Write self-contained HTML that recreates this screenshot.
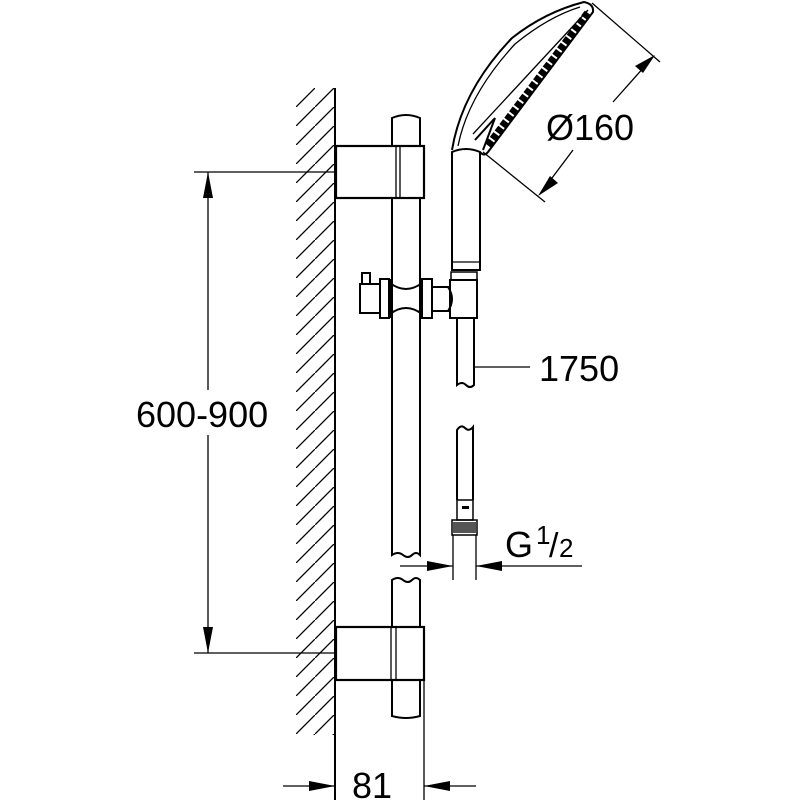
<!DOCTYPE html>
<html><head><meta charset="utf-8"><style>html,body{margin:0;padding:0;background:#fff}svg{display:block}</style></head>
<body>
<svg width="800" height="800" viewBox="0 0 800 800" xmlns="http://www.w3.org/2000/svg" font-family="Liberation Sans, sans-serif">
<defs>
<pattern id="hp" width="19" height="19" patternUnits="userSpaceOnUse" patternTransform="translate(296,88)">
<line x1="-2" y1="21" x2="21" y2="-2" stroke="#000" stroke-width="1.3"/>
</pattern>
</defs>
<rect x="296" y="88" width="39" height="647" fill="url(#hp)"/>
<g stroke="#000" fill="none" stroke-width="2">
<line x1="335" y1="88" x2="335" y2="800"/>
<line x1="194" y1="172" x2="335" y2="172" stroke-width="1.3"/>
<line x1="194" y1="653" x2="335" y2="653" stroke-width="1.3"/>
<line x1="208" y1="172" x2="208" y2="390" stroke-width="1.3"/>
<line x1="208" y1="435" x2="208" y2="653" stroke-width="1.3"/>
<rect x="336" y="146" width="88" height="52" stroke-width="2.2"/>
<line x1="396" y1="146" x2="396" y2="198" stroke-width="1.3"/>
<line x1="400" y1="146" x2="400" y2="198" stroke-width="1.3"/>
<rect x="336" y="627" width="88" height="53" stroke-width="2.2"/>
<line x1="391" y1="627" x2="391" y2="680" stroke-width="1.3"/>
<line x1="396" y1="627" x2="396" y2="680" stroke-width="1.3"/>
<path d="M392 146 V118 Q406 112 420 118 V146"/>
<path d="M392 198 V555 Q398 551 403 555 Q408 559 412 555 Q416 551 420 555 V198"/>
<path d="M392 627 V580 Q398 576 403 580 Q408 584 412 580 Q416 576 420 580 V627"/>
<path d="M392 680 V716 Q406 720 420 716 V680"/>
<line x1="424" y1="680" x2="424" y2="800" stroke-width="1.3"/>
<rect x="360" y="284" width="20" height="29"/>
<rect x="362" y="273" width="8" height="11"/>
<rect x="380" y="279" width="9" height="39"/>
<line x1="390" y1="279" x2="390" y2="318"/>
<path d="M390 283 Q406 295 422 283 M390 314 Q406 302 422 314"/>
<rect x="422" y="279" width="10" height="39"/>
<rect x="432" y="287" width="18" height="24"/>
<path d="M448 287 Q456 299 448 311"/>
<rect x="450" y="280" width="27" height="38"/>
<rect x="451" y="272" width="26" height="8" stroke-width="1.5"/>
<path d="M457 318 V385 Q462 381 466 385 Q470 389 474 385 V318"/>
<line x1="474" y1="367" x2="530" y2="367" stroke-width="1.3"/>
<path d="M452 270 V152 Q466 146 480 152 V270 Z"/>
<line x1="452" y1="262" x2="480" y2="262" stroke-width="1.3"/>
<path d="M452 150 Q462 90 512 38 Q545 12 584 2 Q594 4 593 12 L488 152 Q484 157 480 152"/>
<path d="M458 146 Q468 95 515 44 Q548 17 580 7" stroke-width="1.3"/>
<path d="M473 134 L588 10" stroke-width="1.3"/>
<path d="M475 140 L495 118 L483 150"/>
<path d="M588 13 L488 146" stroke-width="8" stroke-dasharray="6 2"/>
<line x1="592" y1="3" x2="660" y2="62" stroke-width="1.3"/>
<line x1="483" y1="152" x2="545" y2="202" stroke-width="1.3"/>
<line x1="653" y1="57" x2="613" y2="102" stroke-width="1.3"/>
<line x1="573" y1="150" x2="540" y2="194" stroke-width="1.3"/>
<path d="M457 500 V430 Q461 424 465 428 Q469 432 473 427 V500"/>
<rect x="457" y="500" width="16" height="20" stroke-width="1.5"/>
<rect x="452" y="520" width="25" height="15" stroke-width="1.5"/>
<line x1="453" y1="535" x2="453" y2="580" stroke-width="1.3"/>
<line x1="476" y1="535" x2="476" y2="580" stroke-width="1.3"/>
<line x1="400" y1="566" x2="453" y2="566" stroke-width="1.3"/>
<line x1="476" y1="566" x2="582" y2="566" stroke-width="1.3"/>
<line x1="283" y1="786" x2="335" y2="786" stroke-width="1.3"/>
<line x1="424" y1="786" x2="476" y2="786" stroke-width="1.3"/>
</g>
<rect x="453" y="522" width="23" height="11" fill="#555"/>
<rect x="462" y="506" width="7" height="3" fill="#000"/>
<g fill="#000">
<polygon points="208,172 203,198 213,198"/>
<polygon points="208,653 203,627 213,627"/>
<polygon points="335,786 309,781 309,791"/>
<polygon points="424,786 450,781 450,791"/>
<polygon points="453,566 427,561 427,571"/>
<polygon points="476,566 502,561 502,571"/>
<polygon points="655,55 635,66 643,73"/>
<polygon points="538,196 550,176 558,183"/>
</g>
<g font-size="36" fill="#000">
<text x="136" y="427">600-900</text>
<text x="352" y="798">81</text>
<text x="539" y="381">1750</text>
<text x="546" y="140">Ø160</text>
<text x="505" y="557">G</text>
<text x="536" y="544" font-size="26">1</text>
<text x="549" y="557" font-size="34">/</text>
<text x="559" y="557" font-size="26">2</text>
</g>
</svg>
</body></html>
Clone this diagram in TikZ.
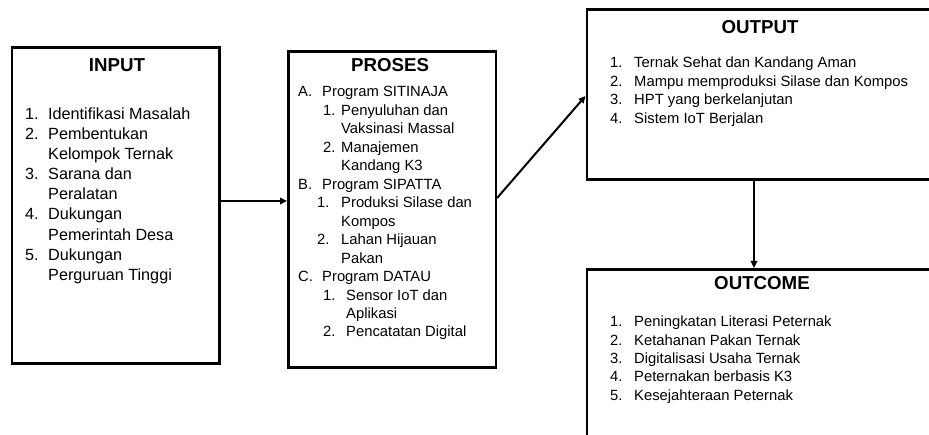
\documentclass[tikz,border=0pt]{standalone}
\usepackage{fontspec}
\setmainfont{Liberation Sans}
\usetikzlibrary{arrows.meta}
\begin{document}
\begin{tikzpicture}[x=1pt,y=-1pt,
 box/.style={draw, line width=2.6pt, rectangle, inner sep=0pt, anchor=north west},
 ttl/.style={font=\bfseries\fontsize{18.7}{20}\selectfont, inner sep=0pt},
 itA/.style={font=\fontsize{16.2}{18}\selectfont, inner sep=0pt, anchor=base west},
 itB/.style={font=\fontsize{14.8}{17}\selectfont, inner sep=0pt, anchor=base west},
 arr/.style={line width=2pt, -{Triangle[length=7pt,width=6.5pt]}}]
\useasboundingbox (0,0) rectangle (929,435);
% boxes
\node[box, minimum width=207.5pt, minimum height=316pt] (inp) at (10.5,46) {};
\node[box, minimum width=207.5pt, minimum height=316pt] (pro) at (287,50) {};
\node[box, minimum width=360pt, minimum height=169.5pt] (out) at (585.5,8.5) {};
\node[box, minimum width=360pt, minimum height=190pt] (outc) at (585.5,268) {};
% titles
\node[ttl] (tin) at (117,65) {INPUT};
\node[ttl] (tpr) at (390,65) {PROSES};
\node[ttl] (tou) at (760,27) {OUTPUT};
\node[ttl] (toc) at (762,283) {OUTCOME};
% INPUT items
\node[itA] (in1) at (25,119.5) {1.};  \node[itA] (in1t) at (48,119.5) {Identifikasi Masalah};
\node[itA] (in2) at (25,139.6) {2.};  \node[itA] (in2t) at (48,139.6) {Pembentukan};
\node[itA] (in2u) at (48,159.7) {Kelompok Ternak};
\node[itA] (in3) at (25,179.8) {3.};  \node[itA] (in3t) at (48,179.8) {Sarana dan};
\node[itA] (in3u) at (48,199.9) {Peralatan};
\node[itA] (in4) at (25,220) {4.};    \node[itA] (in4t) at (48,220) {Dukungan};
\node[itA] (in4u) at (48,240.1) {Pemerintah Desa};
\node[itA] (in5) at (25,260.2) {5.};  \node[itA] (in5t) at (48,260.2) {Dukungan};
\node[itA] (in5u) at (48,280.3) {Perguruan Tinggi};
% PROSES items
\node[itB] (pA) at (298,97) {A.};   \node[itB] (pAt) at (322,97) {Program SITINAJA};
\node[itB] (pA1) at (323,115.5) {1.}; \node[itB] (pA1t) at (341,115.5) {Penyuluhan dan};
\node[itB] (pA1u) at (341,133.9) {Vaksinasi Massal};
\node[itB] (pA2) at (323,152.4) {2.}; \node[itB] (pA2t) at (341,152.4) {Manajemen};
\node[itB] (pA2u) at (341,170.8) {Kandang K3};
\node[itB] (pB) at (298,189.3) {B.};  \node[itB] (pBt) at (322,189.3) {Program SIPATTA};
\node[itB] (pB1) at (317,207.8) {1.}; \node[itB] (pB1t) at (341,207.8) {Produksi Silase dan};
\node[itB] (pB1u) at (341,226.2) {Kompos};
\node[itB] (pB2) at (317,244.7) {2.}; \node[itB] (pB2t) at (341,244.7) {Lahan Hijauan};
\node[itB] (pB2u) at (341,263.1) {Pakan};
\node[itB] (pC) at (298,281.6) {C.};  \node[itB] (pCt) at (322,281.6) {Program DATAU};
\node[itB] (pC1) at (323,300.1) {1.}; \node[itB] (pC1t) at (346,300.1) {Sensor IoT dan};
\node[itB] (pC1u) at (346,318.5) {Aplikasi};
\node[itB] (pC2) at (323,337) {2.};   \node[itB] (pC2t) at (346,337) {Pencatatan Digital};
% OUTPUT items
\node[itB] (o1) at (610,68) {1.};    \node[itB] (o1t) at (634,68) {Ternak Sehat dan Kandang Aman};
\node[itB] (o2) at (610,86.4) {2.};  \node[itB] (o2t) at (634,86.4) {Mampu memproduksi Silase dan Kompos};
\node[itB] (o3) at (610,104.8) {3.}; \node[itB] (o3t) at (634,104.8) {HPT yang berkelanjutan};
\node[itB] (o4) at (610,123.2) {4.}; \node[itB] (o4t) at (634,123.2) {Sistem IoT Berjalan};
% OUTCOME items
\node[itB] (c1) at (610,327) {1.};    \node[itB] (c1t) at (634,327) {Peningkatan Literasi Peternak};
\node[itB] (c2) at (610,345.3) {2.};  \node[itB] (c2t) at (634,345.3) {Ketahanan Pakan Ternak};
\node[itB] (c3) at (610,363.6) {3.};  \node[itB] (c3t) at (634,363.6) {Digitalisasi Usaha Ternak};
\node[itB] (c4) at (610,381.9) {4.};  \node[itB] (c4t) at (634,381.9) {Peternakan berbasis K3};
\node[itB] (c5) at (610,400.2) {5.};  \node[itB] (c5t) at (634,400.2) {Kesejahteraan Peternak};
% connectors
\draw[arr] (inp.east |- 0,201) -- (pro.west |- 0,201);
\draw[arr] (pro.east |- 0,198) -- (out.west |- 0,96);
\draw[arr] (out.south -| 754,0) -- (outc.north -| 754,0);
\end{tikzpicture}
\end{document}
+--
## Aim of the task
Gather from the data above every line with the string "this".

## Result
Write self-contained HTML that recreates this screenshot.
Clone this diagram in TikZ.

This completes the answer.